Not only sit, but instinctively walk quietly outside around the perimeter of the roof, covering and protecting the gymnasium-size room inside.  I paced  the perimeter, as people inside released and expressed their frustration, anger, hostility, hurt and love.. I was aware that I was  holding the space for others inside, to release and express what needed to come through and out.  As I walked slowly on the perimeter,  I noticed Michael directly across from me, maybe 200 feet away, walking at the same pace..   We did not speak. We knew.

 Later, when inside, I listened and witnessed the anger, hurt and love freely come through.  People waving their fists, screaming, yelling, crying, blaming.  The only rule was no violence.  No violence. It was difficult to hear of all the injustice, yet I was grateful I got to hear it and bare witness. 

This went on for 10 days.  Ten days. On the last day, amidst the rage and tears and non-violence, Michael  my friend who had never done anything like this before, and who for nine days, quietly listened and felt,  raised his 6' 4" black frame up, and in this huge hall filled with 400 others, walked intentionally and directly into the center of the room:  "Stop talking and  feel," he screamed out. "Stop talking and feel."  

 His words came from another dimension.  A force in and beyond him.  Instantly, the room went totally silent.  A stunned silence.  A minute later, all that could be heard was wailing, crying, sobbing, and silence of words.  Michael simply stood in the center of the room, his own tears flowing.  Four hundred children, women and  men slowly moved towards the center.  Sobbing, crying and relief led the way.   No more words.  Only hugging and the embracing of each other.  Four hundred people, few having known each other hours earlier.

 Then silence. 
 A healing had taken place. 
 A connection for everyone.
 No more teaching or lectures or workshops.  No more teaching, lectures or workshops. 

 Soon, Michael walked into the hall and sat down in a simple chair, alone, aware and unaware of what he had just brought. 

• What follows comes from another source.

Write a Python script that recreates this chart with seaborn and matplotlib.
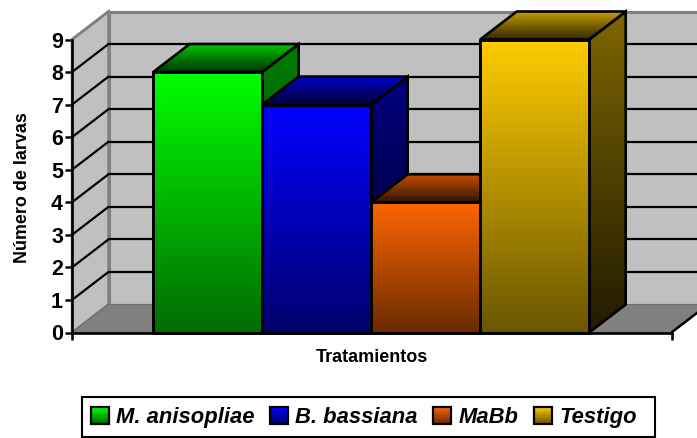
import numpy as np
import pandas as pd
import matplotlib
matplotlib.use('Agg')
import matplotlib.pyplot as plt
from matplotlib.colors import to_rgb
from matplotlib.legend_handler import HandlerBase
from matplotlib.patches import Patch, Polygon, Rectangle
import seaborn as sns

tratamientos = ['M. anisopliae', 'B. bassiana', 'MaBb', 'Testigo']
larvas = [8, 7, 4, 9]
colores = ['#00FF00', '#0000FF', '#FF6600', '#FFCC00']
y_ticks = [0, 1, 2, 3, 4, 5, 6, 7, 8, 9]

sns.set_theme(style='white')
plt.rcParams['font.family'] = ['Liberation Sans', 'DejaVu Sans']

W, H = 697, 438
fig = plt.figure(figsize=(W / 100, H / 100), dpi=100)
# ejes en pixeles de la figura
ax = fig.add_axes([72 / W, 1 - 332.5 / H, 599.5 / W, 293 / H])

df = pd.DataFrame({'grupo': ['t'] * 4, 'tratamiento': tratamientos, 'larvas': larvas})
sns.barplot(data=df, x='grupo', y='larvas', hue='tratamiento', palette=colores,
            width=0.8, gap=0, edgecolor='black', linewidth=1.9, legend=False, ax=ax)

x0, x1 = -0.549, 0.551
ax.set_xlim(x0, x1)
ax.set_ylim(0, 9)
dx = 36.5 * (x1 - x0) / 599.5   # profundidad
dy = 28 * 9 / 293


def gradiente(pts, color, arriba, abajo, ymin, ymax, z):
    # relleno vertical recortado al poligono
    col = np.array(to_rgb(color))
    f = np.linspace(arriba, abajo, 256)[:, None, None]
    img = f * col[None, None, :]
    xs = [p[0] for p in pts]
    im = ax.imshow(img, extent=(min(xs), max(xs), ymin, ymax), aspect='auto',
                   origin='upper', zorder=z, interpolation='bilinear')
    clip = Polygon(pts, closed=True, transform=ax.transData)
    im.set_clip_path(clip)
    im.set_clip_box(fig.bbox)
    ax.add_patch(Polygon(pts, closed=True, fill=False, edgecolor='black', linewidth=1.9,
                         joinstyle='miter', zorder=z + 0.1, clip_on=False))


# paredes y piso
ax.add_patch(Polygon([(x0, 0), (x0 + dx, dy), (x0 + dx, 9 + dy), (x0, 9)], closed=True,
                     facecolor='#C0C0C0', edgecolor='#808080', linewidth=1.8, zorder=1, clip_on=False))
ax.add_patch(Rectangle((x0 + dx, dy), x1 - x0, 9, facecolor='#C0C0C0', edgecolor='#808080',
                       linewidth=2.2, zorder=1, clip_on=False))
ax.add_patch(Polygon([(x0, 0), (x0 + dx, dy), (x1 + dx, dy), (x1, 0)], closed=True,
                     facecolor='#808080', edgecolor='#6E6E6E', linewidth=0.8, zorder=1.2, clip_on=False))
ax.plot([x1, x1 + dx], [0, dy], color='black', lw=1.8, zorder=1.3, clip_on=False)

for v in y_ticks[1:-1]:
    ax.plot([x0, x0 + dx], [v, v + dy], color='black', lw=1.6, zorder=1.5, clip_on=False)
    ax.plot([x0 + dx, x1 + dx], [v + dy, v + dy], color='black', lw=1.6, zorder=1.5, clip_on=False)
ax.plot([x0, x0 + dx], [9, 9 + dy], color='#808080', lw=2, zorder=1.5, clip_on=False)

# caras de cada barra, de izquierda a derecha
barras = [c[0] for c in ax.containers]
for i, (bar, color) in enumerate(zip(barras, colores)):
    xa = bar.get_x()
    xb = xa + bar.get_width()
    h = bar.get_height()
    z = 3 + i
    gradiente([(xb, 0), (xb + dx, dy), (xb + dx, h + dy), (xb, h)], color, 0.5, 0.13, 0, h + dy, z)
    gradiente([(xa, h), (xa + dx, h + dy), (xb + dx, h + dy), (xb, h)], color, 0.78, 0.2, h, h + dy, z + 0.2)
    gradiente([(xa, 0), (xa, h), (xb, h), (xb, 0)], color, 1.0, 0.42, 0, h, z + 0.4)
    bar.set_facecolor('none')
    bar.set_zorder(z + 0.5)

ax.set_xlim(x0, x1)
ax.set_ylim(0, 9)

ax.set_xticks([x0, x1])
ax.set_xticklabels(['', ''])
ax.set_yticks(y_ticks)
ax.set_yticklabels([str(v) for v in y_ticks], fontsize=15.5, fontweight='bold', color='black')
ax.tick_params(axis='both', length=5, width=1.8, color='black', direction='out', left=True, bottom=True, pad=1.5)
for lado in ['top', 'right']:
    ax.spines[lado].set_visible(False)
for lado in ['left', 'bottom']:
    ax.spines[lado].set_visible(True)
    ax.spines[lado].set_color('black')
    ax.spines[lado].set_linewidth(1.9)
    ax.spines[lado].set_zorder(20)
ax.patch.set_visible(False)

ax.set_xlabel('Tratamientos', fontsize=13, fontweight='bold', color='black')
ax.xaxis.set_label_coords((371.5 - 72) / 599.5, -24.5 / 293)
ax.xaxis.label.set_va('center')
ax.set_ylabel('Número de larvas', fontsize=12.9, fontweight='bold', color='black')
ax.yaxis.set_label_coords((23 - 72) / 599.5, (332.5 - 187.5) / 293)
ax.yaxis.label.set_va('center')


class HandlerGradiente(HandlerBase):
    def create_artists(self, legend, orig, xd, yd, width, height, fontsize, trans):
        col = np.array(to_rgb(orig.get_facecolor()))
        n = 16
        out = []
        for k in range(n):
            f = 1.0 - 0.6 * k / (n - 1)
            out.append(Rectangle((-xd, -yd + height * (1 - (k + 1) / n)), width, height / n,
                                 facecolor=col * f, edgecolor='none', transform=trans))
        out.append(Rectangle((-xd, -yd), width, height, fill=False, edgecolor='black', linewidth=1.6, transform=trans))
        return out


# marco de la leyenda, mas ancho a la derecha como en el original
fig.add_artist(Rectangle((82 / W, 1 - 437 / H), 573 / W, 40 / H, transform=fig.transFigure,
                         facecolor='white', edgecolor='black', linewidth=1.5))
handles = [Patch(facecolor=c, label=t) for c, t in zip(colores, tratamientos)]
leg = fig.legend(handles=handles, loc='center left', bbox_to_anchor=(91 / W, 1 - 417.5 / H), ncols=4,
                 prop={'size': 15.8, 'weight': 'bold', 'style': 'italic'},
                 handler_map={Patch: HandlerGradiente()}, handlelength=0.82, handleheight=0.82,
                 handletextpad=0.33, columnspacing=0.7, borderpad=0, borderaxespad=0,
                 frameon=False)
for t in leg.get_texts():
    t.set_color('black')

fig.savefig('out.png', dpi=100)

 I walked out and sat next to him quietly.
 "I can't believe it," he said quietly as he looked down.
 People from inside the room, came to him and
 held him, thanked him and stood quietly.
 Michael was back in his body, almost embarrassed at his impact.

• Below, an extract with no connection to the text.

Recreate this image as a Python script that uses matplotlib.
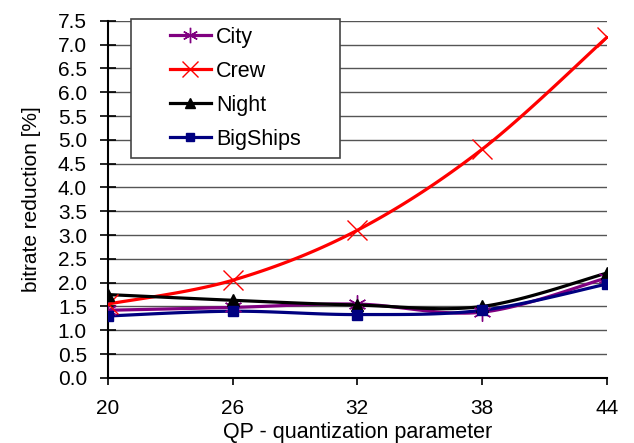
import matplotlib
matplotlib.use('Agg')
import matplotlib.pyplot as plt
import numpy as np

plt.rcParams['font.family'] = ['Liberation Sans', 'DejaVu Sans']

# data
qp = [20, 26, 32, 38, 44]
city = [1.42, 1.48, 1.55, 1.38, 2.1]
crew = [1.55, 2.05, 3.1, 4.8, 7.15]
night = [1.75, 1.63, 1.53, 1.5, 2.2]
bigships = [1.3, 1.4, 1.33, 1.42, 1.97]
yticks = np.arange(0, 7.51, 0.5)


def smooth(x, y, n=30):
    """Excel-style smoothed line (Catmull-Rom bezier)"""
    x = np.asarray(x, float)
    y = np.asarray(y, float)
    xs, ys = [], []
    for i in range(len(x) - 1):
        p0 = (x[max(i - 1, 0)], y[max(i - 1, 0)])
        p1 = (x[i], y[i])
        p2 = (x[i + 1], y[i + 1])
        p3 = (x[min(i + 2, len(x) - 1)], y[min(i + 2, len(x) - 1)])
        c1 = (p1[0] + (p2[0] - p0[0]) / 6, p1[1] + (p2[1] - p0[1]) / 6)
        c2 = (p2[0] - (p3[0] - p1[0]) / 6, p2[1] - (p3[1] - p1[1]) / 6)
        t = np.linspace(0, 1, n)
        for k in range(2):
            pts = [p1[k], c1[k], c2[k], p2[k]]
            v = ((1 - t) ** 3 * pts[0] + 3 * (1 - t) ** 2 * t * pts[1]
                 + 3 * (1 - t) * t ** 2 * pts[2] + t ** 3 * pts[3])
            (xs if k == 0 else ys).extend(v)
    return xs, ys


fig = plt.figure(figsize=(6.34, 4.43), dpi=100)
ax = fig.add_axes([0.170, 0.147, 0.787, 0.806])

series = [
    ('City', city, '#800080', (6, 2, 0), 13),
    ('Crew', crew, '#FF0000', 'x', 14),
    ('Night', night, '#000000', '^', 9),
    ('BigShips', bigships, '#000080', 's', 7.5),
]
for name, vals, color, mk, ms in series:
    sx, sy = smooth(qp, vals)
    ax.plot(sx, sy, color=color, lw=2.3, zorder=3)
    ax.plot(qp, vals, linestyle='none', marker=mk, markersize=ms,
            color=color, markeredgewidth=1.0, zorder=4)
    ax.plot([], [], color=color, lw=2.3, marker=mk, markersize=ms * 0.85,
            markeredgewidth=1.0, label=name)

ax.set_xlim(20, 44)
ax.set_ylim(0, 7.5)
ax.set_xticks(qp)
ax.set_yticks(yticks)
ax.set_yticklabels(['%.1f' % v for v in yticks])
ax.yaxis.grid(True, color='#555555', lw=1.0)
ax.set_axisbelow(True)
for s in ['top', 'right']:
    ax.spines[s].set_visible(False)
for s in ['left', 'bottom']:
    ax.spines[s].set_linewidth(1.5)
ax.tick_params(axis='y', direction='inout', length=12, width=1.2,
               labelsize=15, pad=9)
ax.tick_params(axis='x', direction='out', length=5, width=1.2,
               labelsize=15, pad=10)
ax.set_ylabel('bitrate reduction [%]', fontsize=15, labelpad=12)
ax.set_xlabel('QP - quantization parameter', fontsize=15.5, labelpad=3)

leg = ax.legend(loc='upper left', bbox_to_anchor=(0.046, 1.005), fontsize=15.5,
                frameon=True, fancybox=False, edgecolor='#444444',
                borderpad=0.37, labelspacing=0.6, handlelength=1.9,
                handletextpad=0.25, borderaxespad=0)
leg.get_frame().set_linewidth(1.2)
leg.get_frame().set_alpha(1)
# widen the box to the right like the reference
leg._legend_box.set_width(193)

fig.savefig('out.png', dpi=100, facecolor='white')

 Back in Santa Cruz, California, days later, Michael shared how  his actions surprised him.  He wondered if he could continue his life, holding that kind of influence in the world with others.  . 

 He felt touched, yet the everyday world seemed so distant from what he had just experienced. He wondered if that action was enough and could be sustained. 

 It was as though there was or is a voice inside that says, "Is that enough?  Can you sustain that awareness
 and impact on others?  Are you now done?  Am i enough?" To me, he is and was the same Michael that dropped an atomic bomb of peace.  Only once was required. Just once.